While ensuring the performance of machine resource elasticity, whether the capacity management of the warm-up pool is excellent is related to the cost and profit space of the data warehouse manufacturer. If there are a large number of idle machine resources in the warm-up pool that are not utilized, this part of the cost is held by the data warehouse manufacturer. If the idle water level of the warm-up pool is low, then the resource holding cost is transferred to the cloud manufacturer. How to do a good job in the capacity management of the warm-up pool is both related to the serverless experience and the cost of the data warehouse manufacturer.

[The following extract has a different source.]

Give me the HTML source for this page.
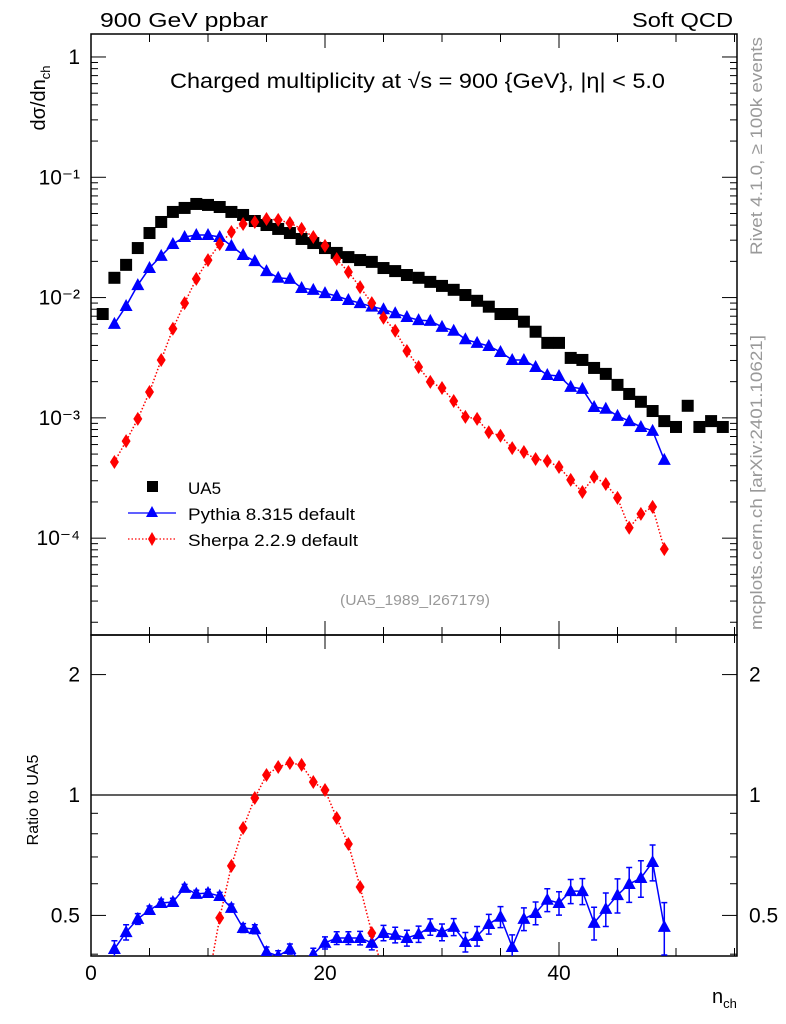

Currently, cloud manufacturers have all launched spot instances, which are often only 1/10 of the price of regular instances, but the resource usage time is relatively short. If spot instances are applied on a large scale in the warm-up pool, it is a good choice, which not only ensures the performance of machine resource elasticity but also does not increase the resource holding cost too much.

In terms of how to apply spot instances well, it has put forward a relatively high requirement for the kernel of the data warehouse: it is necessary to solve the impact of spot instances being reclaimed on query latency and success rate. In this regard, Databricks, thanks to the fault tolerance of Spark's stage-by-stage execution, has supported the creation of instance pools by choosing spot instances.